The cleanest way to discuss fat transfer cost is to separate surgeon-fee data from real-life patient budgeting. ASPS's 2024 report gives projected surgeon-fee ranges — useful benchmarks, but they do not include anesthesia, facility fees, garments, medications, or aftercare.
| Recipient site | ASPS 2024 surgeon fee range | Practical patient budgeting range | Main price drivers |
|---|---|---|---|
| Buttock fat transfer / BBL | $7,000–$11,500 | $8,000–$18,000 | Large-volume liposuction, ultrasound guidance, OR time, aftercare |
| Breast fat grafting | $5,500–$9,500 | $6,000–$12,000 | Possible second session, facility and anesthesia, follow-up imaging |
| Facial fat grafting | $3,000–$5,500 | $3,500–$7,000 | Multi-area finesse work, OR vs office setting, touch-ups |
The budgeting ranges reflect surgeon fees plus the non-surgeon costs patients actually pay. ASPS reporting on safe BBL pricing notes that a properly performed board-certified BBL often runs $12,000 to $18,000 in much of the country — a useful sanity check against suspiciously low quotes.

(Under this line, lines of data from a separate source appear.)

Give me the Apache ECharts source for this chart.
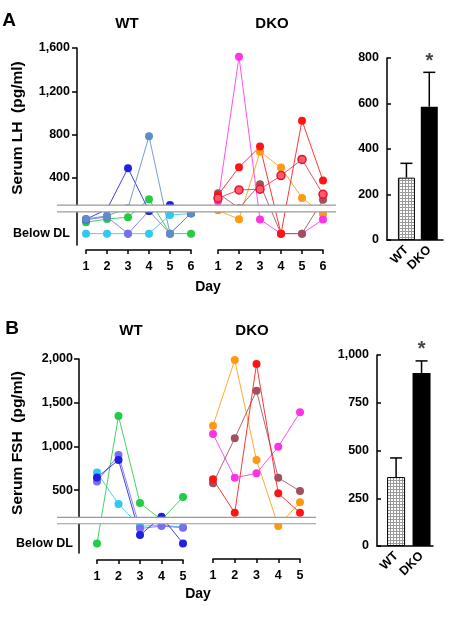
<!DOCTYPE html>
<html>
<head>
<meta charset="utf-8">
<script src="https://cdn.jsdelivr.net/npm/echarts@6/dist/echarts.min.js"></script>
<style>
html, body { margin: 0; padding: 0; background: #fff; }
#chart { width: 449px; height: 628px; }
</style>
</head>
<body>
<div id="chart"></div>
<script>
// values below the detection limit are plotted on the "Below DL" row
var BDL_LH = -115;
var BDL_FSH = -110;

var daysLH = ['1', '2', '3', '4', '5', '6'];
var daysFSH = ['1', '2', '3', '4', '5'];
var barGroups = ['WT', 'DKO'];

// A: serum LH, WT mice
var lhWtBlue = [18, 110, 490, 95, 150, 74];
var lhWtSteel = [20, 50, 120, 785, BDL_LH, 74];
var lhWtGreen = [-10, 20, 37, 203, BDL_LH, BDL_LH];
var lhWtCyan = [BDL_LH, BDL_LH, BDL_LH, BDL_LH, 58, 70];
var lhWtLav = [12, 40, BDL_LH, 95, BDL_LH, 74];

// A: serum LH, DKO mice
var lhKoMagenta = [185, 1519, 16, BDL_LH, BDL_LH, 16];
var lhKoRed = [240, 498, 689, BDL_LH, 929, 375];
var lhKoRing = [212, 289, 295, 421, 571, 248];
var lhKoOrange = [100, 18, 642, 495, 215, 67];
var lhKoBrown = [259, 120, 341, BDL_LH, BDL_LH, 197];

// B: serum FSH, WT mice
var fshWtCyan = [700, 340, 85, 100, 75];
var fshWtBlue = [644, 844, -15, 195, BDL_FSH];
var fshWtLav = [598, 901, 60, 88, 69];
var fshWtGreen = [BDL_FSH, 1348, 351, 160, 420];

// B: serum FSH, DKO mice
var fshKoOrange = [1237, 1989, 844, 90, 360];
var fshKoMagenta = [1142, 641, 692, 996, 1390];
var fshKoRed = [623, 240, 1943, 463, 240];
var fshKoBrown = [577, 1092, 1637, 641, 489];

// mean and mean + error
var lhBarMean = [274, 586];
var lhBarErr = [337, 737];
var fshBarMean = [361, 906];
var fshBarErr = [461, 969];

// axis break band (value range hidden by the white strip)
var lhBreak = [148, 86];
var fshBreak = [188, 115];

var FONT = "'Liberation Sans', Arial, Helvetica, sans-serif";

var chart = echarts.init(document.getElementById('chart'));

// fine grey grid for the WT bars
var pat = document.createElement('canvas');
pat.width = 3; pat.height = 3;
var pctx = pat.getContext('2d');
pctx.fillStyle = '#fff'; pctx.fillRect(0, 0, 3, 3);
pctx.fillStyle = '#9a9a9a'; pctx.fillRect(0, 0, 3, 1); pctx.fillRect(0, 0, 1, 3);
var hatch = { image: pat, repeat: 'repeat' };

function line(data, color, idx, ring) {
    return {
        type: 'line', xAxisIndex: idx, yAxisIndex: idx, data: data,
        symbol: 'circle', symbolSize: 8, showAllSymbol: true, connectNulls: true,
        lineStyle: { color: color, width: 1, opacity: 0.85 },
        itemStyle: ring ? { color: '#ff5a6e', borderColor: '#e8102a', borderWidth: 1.5 } : { color: color },
        emphasis: { disabled: true }, z: 3
    };
}

function lineY(grid, min, max, ticks, bdl, offset, margin, show) {
    return {
        type: 'value', gridIndex: grid, min: min, max: max, offset: offset, show: show,
        splitLine: { show: false },
        axisLine: { show: true, onZero: false, lineStyle: { color: '#000', width: 1.5 } },
        axisTick: { show: true, length: 5, customValues: ticks, lineStyle: { color: '#000', width: 1.5 } },
        axisLabel: {
            customValues: [bdl].concat(ticks), margin: margin, color: '#000',
            fontFamily: FONT, fontWeight: 'bold', fontSize: 12.5,
            formatter: function (v) { return v < 0 ? 'Below DL' : echarts.format.addCommas(v); }
        }
    };
}

function dayX(grid, days, offset) {
    return {
        type: 'category', gridIndex: grid, data: days, boundaryGap: false, offset: offset,
        axisLine: { onZero: false, lineStyle: { color: '#000', width: 1.5 } },
        axisTick: { show: true, length: 4, interval: 0, lineStyle: { color: '#000', width: 1.5 } },
        axisLabel: { interval: 0, margin: 10, color: '#000', fontFamily: FONT, fontWeight: 'bold', fontSize: 12.5 },
        splitLine: { show: false }
    };
}

function barX(grid, min, max) {
    return {
        type: 'value', gridIndex: grid, min: min, max: max,
        axisLine: { show: true, onZero: false, lineStyle: { color: '#000', width: 1.5 } },
        axisTick: { show: false }, splitLine: { show: false },
        axisLabel: {
            customValues: [0, 1], rotate: 45, margin: 8, color: '#000',
            fontFamily: FONT, fontWeight: 'bold', fontSize: 12.5,
            formatter: function (v) { return barGroups[v]; }
        }
    };
}

function barY(grid, max, interval) {
    return {
        type: 'value', gridIndex: grid, min: 0, max: max, interval: interval,
        splitLine: { show: false },
        axisLine: { show: true, onZero: false, lineStyle: { color: '#000', width: 1.5 } },
        axisTick: { show: true, inside: true, length: 4, lineStyle: { color: '#000', width: 1.5 } },
        axisLabel: {
            margin: 8, color: '#000', fontFamily: FONT, fontWeight: 'bold', fontSize: 12.5,
            formatter: function (v) { return echarts.format.addCommas(v); }
        }
    };
}

function bars(idx, means, width) {
    return {
        type: 'bar', xAxisIndex: idx, yAxisIndex: idx, barWidth: width,
        data: [
            { value: [0, means[0]], itemStyle: { color: hatch, borderColor: '#000', borderWidth: 1 } },
            { value: [1, means[1]], itemStyle: { color: '#000' } }
        ],
        emphasis: { disabled: true }
    };
}

function errItem(params, api) {
    var x = api.value(0);
    var lo = api.coord([x, api.value(1)]);
    var hi = api.coord([x, api.value(2)]);
    var half = 6;
    var kids = [
        { type: 'line', shape: { x1: lo[0], y1: lo[1], x2: hi[0], y2: hi[1] }, style: { stroke: '#000', lineWidth: 1.5 } },
        { type: 'line', shape: { x1: hi[0] - half, y1: hi[1], x2: hi[0] + half, y2: hi[1] }, style: { stroke: '#000', lineWidth: 1.5 } }
    ];
    if (api.value(3)) {
        kids.push({
            type: 'text', x: hi[0], y: hi[1] - 1,
            style: { text: '*', font: 'bold 20px ' + FONT, fill: '#444', align: 'center', verticalAlign: 'bottom', textAlign: 'center', textVerticalAlign: 'bottom' }
        });
    }
    return { type: 'group', children: kids };
}

function errs(idx, means, tops) {
    return {
        type: 'custom', xAxisIndex: idx, yAxisIndex: idx, renderItem: errItem, z: 5,
        data: [[0, means[0], tops[0], 0], [1, means[1], tops[1], 1]]
    };
}

var option = {
    animation: false,
    grid: [
        { left: 86, top: 48, width: 105, height: 197 },
        { left: 218, top: 48, width: 105, height: 197 },
        { left: 387, top: 58, width: 56, height: 182 },
        { left: 97, top: 359, width: 86, height: 194 },
        { left: 213, top: 359, width: 87, height: 194 },
        { left: 377, top: 355, width: 56, height: 191 }
    ],
    xAxis: [
        dayX(0, daysLH, 5),
        dayX(1, daysLH, 5),
        barX(2, -0.85, 1.6),
        dayX(3, daysFSH, 7),
        dayX(4, daysFSH, 6),
        barX(5, -0.75, 1.45)
    ],
    yAxis: [
        lineY(0, -220, 1600, [400, 800, 1200, 1600], BDL_LH, 9, 7, true),
        lineY(1, -220, 1600, [400, 800, 1200, 1600], BDL_LH, 0, 7, false),
        barY(2, 800, 200),
        lineY(3, -220, 2000, [500, 1000, 1500, 2000], BDL_FSH, 18, 6, true),
        lineY(4, -220, 2000, [500, 1000, 1500, 2000], BDL_FSH, 0, 6, false),
        barY(5, 1000, 250)
    ],
    series: [
        line(lhWtCyan, '#2fc8f0', 0),
        line(lhWtGreen, '#22cc44', 0),
        line(lhWtLav, '#7b6cf0', 0),
        line(lhWtBlue, '#2020e0', 0),
        line(lhWtSteel, '#5f8cc8', 0),

        line(lhKoOrange, '#ff9a10', 1),
        line(lhKoMagenta, '#ff33e6', 1),
        line(lhKoBrown, '#a0505e', 1),
        line(lhKoRed, '#ff1414', 1),
        line(lhKoRing, '#ee3050', 1, true),

        bars(2, lhBarMean, 17),
        errs(2, lhBarMean, lhBarErr),

        line(fshWtCyan, '#2fc8f0', 3),
        line(fshWtGreen, '#22cc44', 3),
        line(fshWtLav, '#7b6cf0', 3),
        line(fshWtBlue, '#2020e0', 3),

        line(fshKoOrange, '#ff9a10', 4),
        line(fshKoMagenta, '#ff33e6', 4),
        line(fshKoBrown, '#a0505e', 4),
        line(fshKoRed, '#ff1414', 4),

        bars(5, fshBarMean, 18),
        errs(5, fshBarMean, fshBarErr)
    ]
};
chart.setOption(option);

function txt(x, y, s, size, rot) {
    return {
        type: 'text', x: x, y: y, rotation: rot || 0, z: 100,
        style: { text: s, font: 'bold ' + size + 'px ' + FONT, fill: '#000', textAlign: 'center', textVerticalAlign: 'middle' }
    };
}

function band(axis, range, x1, x2) {
    var y1 = chart.convertToPixel({ yAxisIndex: axis }, range[0]);
    var y2 = chart.convertToPixel({ yAxisIndex: axis }, range[1]);
    return [
        { type: 'rect', z: 90, shape: { x: x1, y: y1, width: x2 - x1, height: y2 - y1 }, style: { fill: '#fff' } },
        { type: 'line', z: 91, shape: { x1: x1, y1: y1, x2: x2, y2: y1 }, style: { stroke: '#999', lineWidth: 1.2 } },
        { type: 'line', z: 91, shape: { x1: x1, y1: y2, x2: x2, y2: y2 }, style: { stroke: '#999', lineWidth: 1.2 } }
    ];
}

var marks = [
    txt(9, 21, 'A', 19),
    txt(127, 24, 'WT', 15),
    txt(272, 24, 'DKO', 15),
    txt(17.5, 128, 'Serum LH  (pg/ml)', 15.5, Math.PI / 2),
    txt(208, 287, 'Day', 14),
    txt(12, 329, 'B', 19),
    txt(131, 331, 'WT', 15),
    txt(252, 331, 'DKO', 15),
    txt(17.5, 443, 'Serum FSH  (pg/ml)', 15.5, Math.PI / 2),
    txt(198, 594, 'Day', 14)
].concat(band(0, lhBreak, 57, 336), band(3, fshBreak, 57, 316));

chart.setOption({ graphic: { elements: marks } });
</script>
</body>
</html>
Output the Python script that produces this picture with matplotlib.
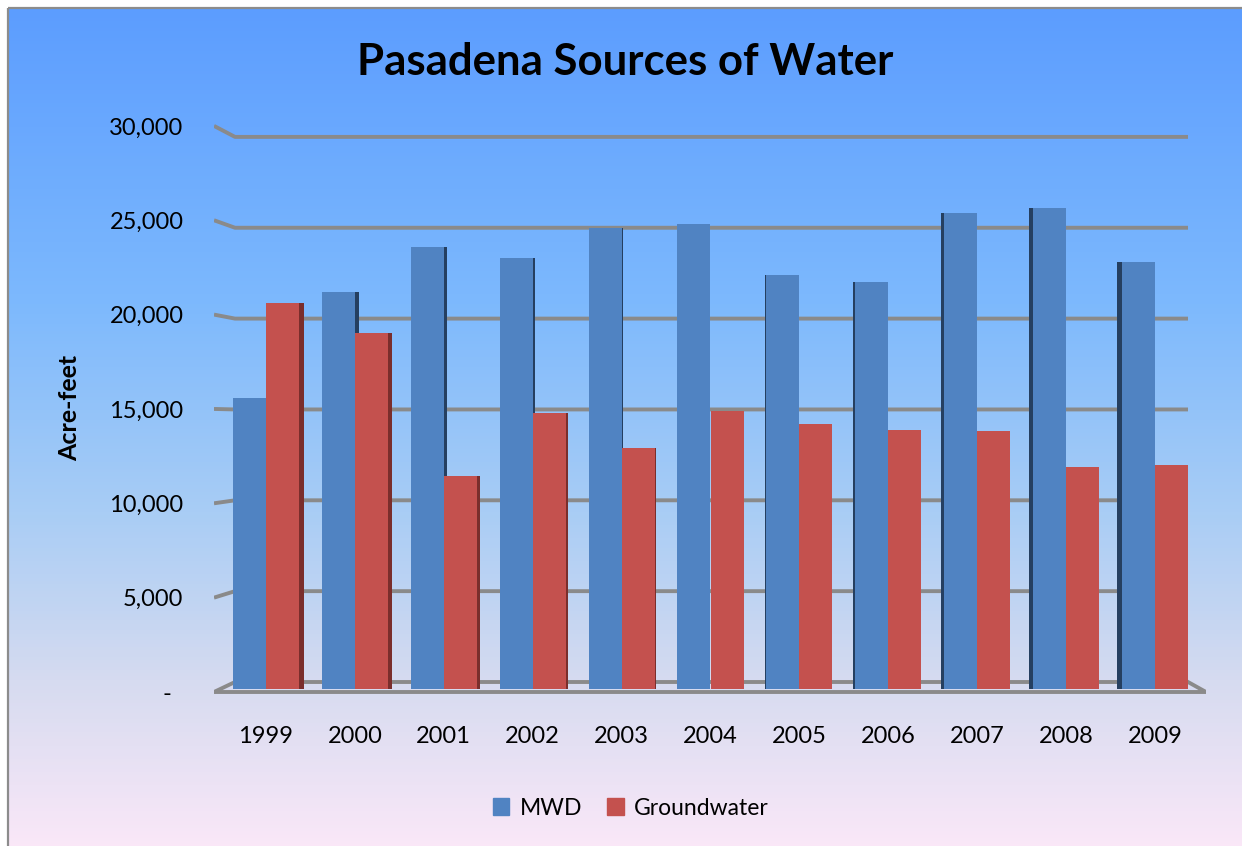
import numpy as np
import matplotlib.pyplot as plt
from matplotlib.colors import LinearSegmentedColormap
from matplotlib.patches import Rectangle

years = ["1999", "2000", "2001", "2002", "2003", "2004", "2005", "2006", "2007", "2008", "2009"]
mwd = [15600, 21300, 23700, 23100, 24700, 24900, 22200, 21800, 25500, 25800, 22900]
groundwater = [20700, 19100, 11400, 14800, 12900, 14900, 14200, 13900, 13800, 11900, 12000]
y_ticks = [0, 5000, 10000, 15000, 20000, 25000, 30000]
y_ticklabels = ["-  ", "5,000", "10,000", "15,000", "20,000", "25,000", "30,000"]

BLUE = "#5083c2"
RED = "#c4514e"
BLUE_SIDE = "#253f60"
RED_SIDE = "#7a2e2c"
GRID = "#8a8a8a"

plt.rcParams['font.family'] = ['Lato', 'DejaVu Sans']

W, H = 1242, 846
fig = plt.figure(figsize=(W / 100, H / 100), dpi=100)

# background: white page, bordered chart area with vertical gradient
bg = fig.add_axes([0, 0, 1, 1])
bg.set_xlim(0, W)
bg.set_ylim(H, 0)
bg.axis("off")
grad = LinearSegmentedColormap.from_list(
    "sky", [(0.0, "#5c9dff"), (0.35, "#7db9fd"), (0.6, "#a9cdf5"),
            (0.8, "#d6dbf0"), (1.0, "#fbe8f8")])
bg.imshow(np.linspace(0, 1, 256).reshape(-1, 1), cmap=grad, aspect="auto",
          extent=(9, W + 5, H + 5, 9), zorder=0)
bg.add_patch(Rectangle((8, 8), W, H, fill=False, edgecolor="#8c8c8c", lw=1.6, zorder=1))

# plot area: pixel box of the chart, mapped to data units
px_left, px_right, px_bottom, px_top = 214, 1206, 700, 110
cat_px0, cat_step = 266, 88.9      # first category centre and spacing (px)
base_px, bar_scale = 689, 0.01866  # bar baseline (px) and px per acre-foot

ax = fig.add_axes([px_left / W, 1 - px_bottom / H,
                   (px_right - px_left) / W, (px_bottom - px_top) / H])
ax.set_xlim((px_left - cat_px0) / cat_step, (px_right - cat_px0) / cat_step)
ax.set_ylim((base_px - px_bottom) / bar_scale, (base_px - px_top) / bar_scale)
ax.patch.set_alpha(0)
for s in ax.spines.values():
    s.set_visible(False)


def wall_y(v, depth):
    # depth 0 = front edge of the floor, 1 = back wall
    scale = 0.01887 + (0.01817 - 0.01887) * depth
    base = 692 + (682 - 692) * depth
    return (base_px - (base - v * scale)) / bar_scale


x_front = ax.get_xlim()
x_back = ((235 - cat_px0) / cat_step, (1188 - cat_px0) / cat_step)

# back wall gridlines with the short left-wall stubs
for v in y_ticks:
    ax.plot([x_front[0], x_back[0], x_back[1]], [wall_y(v, 0), wall_y(v, 1), wall_y(v, 1)],
            color=GRID, lw=2.8, solid_capstyle="butt", zorder=1)
# floor front edge and right corner
ax.plot([x_front[0], x_front[1], x_back[1]], [wall_y(0, 0), wall_y(0, 0), wall_y(0, 1)],
        color=GRID, lw=2.8, solid_joinstyle="miter", zorder=1)

x = np.arange(len(years))
bw = 33 / cat_step
ax.bar(x - bw / 2, mwd, bw, color=BLUE, zorder=3)
ax.bar(x + bw / 2, groundwater, bw, color=RED, zorder=3)

# thin side faces give the columns their depth
for i in x:
    side = abs(i - 5) / cat_step
    if side == 0:
        continue
    if i < 5:
        ax.bar(i + bw, groundwater[i], side, align="edge", color=RED_SIDE, zorder=3)
        ax.bar(i, mwd[i], side, align="edge", color=BLUE_SIDE, zorder=2.5)
    else:
        ax.bar(i - bw, mwd[i], -side, align="edge", color=BLUE_SIDE, zorder=3)

ax.set_xticks(x, years, fontsize=17)
ax.set_yticks([wall_y(v, 0) for v in y_ticks], y_ticklabels, fontsize=17)
ax.tick_params(axis="x", length=0, pad=19)
ax.tick_params(axis="y", length=0, pad=22)

fig.text(625 / W, 1 - 62 / H, "Pasadena Sources of Water", ha="center", va="center",
         fontsize=31.5, fontweight="bold")
fig.text(70 / W, 1 - 408 / H, "Acre-feet", ha="center", va="center", rotation=90,
         fontsize=18, fontweight="bold")

handles = [Rectangle((0, 0), 1, 1, color=BLUE), Rectangle((0, 0), 1, 1, color=RED)]
fig.legend(handles, ["MWD", "Groundwater"], loc="center", bbox_to_anchor=(631 / W, 1 - 808 / H),
           ncol=2, frameon=False, fontsize=16.5, handlelength=0.7, handleheight=0.7,
           handletextpad=0.45, columnspacing=1.1)

fig.savefig("out.png", dpi=100)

For facial work, bundling matters more than people expect — a facial fat transfer quote can rise quickly when combined with facelift work, eyelid surgery, or submental liposuction. For BBL, the quote also reflects whether the surgeon uses real-time ultrasound, how much liposuction is involved, and how much aftercare is built in.
The cheapest fat transfer quote is not automatically the best value — especially in gluteal surgery, where the modern safety gains came from stricter technique, better cannula control, ultrasound use, and more disciplined case selection. Low-cost, high-volume shortcuts are exactly the pattern the safety literature warns about.
What is liposuction fat transfer? A procedure that removes your own fat from one area, processes it, and injects it into another to improve volume and contour. A BBL is one version of this, but breast, facial, hand, temple, and pectoral fat transfer are also established uses.
How much fat survives after transfer? About 40% to 70% is a realistic long-term range for most patients, with the rest absorbed over time. That early loss is why surgeons often overcorrect modestly at surgery and wait 3 to 6 months before judging the final result.
How much does fat transfer cost? Typical real-world ranges are about $8,000 to $18,000 for BBL, $6,000 to $12,000 for breast fat grafting, and $3,500 to $7,000 for facial fat grafting. ASPS's published surgeon-fee ranges are lower because they do not include anesthesia, facility, garments, medications, and other case costs.
What areas can receive fat transfer? Common recipient sites include the buttocks, breasts, face, temples, hands, and pectoral region. Donor fat usually comes from the abdomen, flanks, or thighs — wherever there is enough subcutaneous fat to harvest safely.
How long do fat transfer results last? The portion that survives and establishes blood supply is long lasting and behaves like your own tissue. The portion that absorbs usually does so during the first 3 to 6 months, and the final result can still change with significant weight gain or loss.
Is fat transfer safer than implants? For breast augmentation, fat transfer avoids implant-specific risks such as rupture, capsular contracture, and BIA-ALCL, but can require repeat sessions and can cause fat necrosis or calcifications. For buttock augmentation, safety depends heavily on technique — modern subcutaneous-only, ultrasound-guided BBL is much safer than older approaches, but not risk-free.
How many lipo sessions do you need for fat transfer? Usually one operative session. A second session becomes more likely when the volume goal is large, the patient is lean, or graft survival ends up lower than hoped.
What is the difference between fat transfer and a BBL? Fat transfer is the umbrella term for moving fat from one body area to another. A BBL is a specific fat transfer procedure in which the recipient area is the buttocks and hips.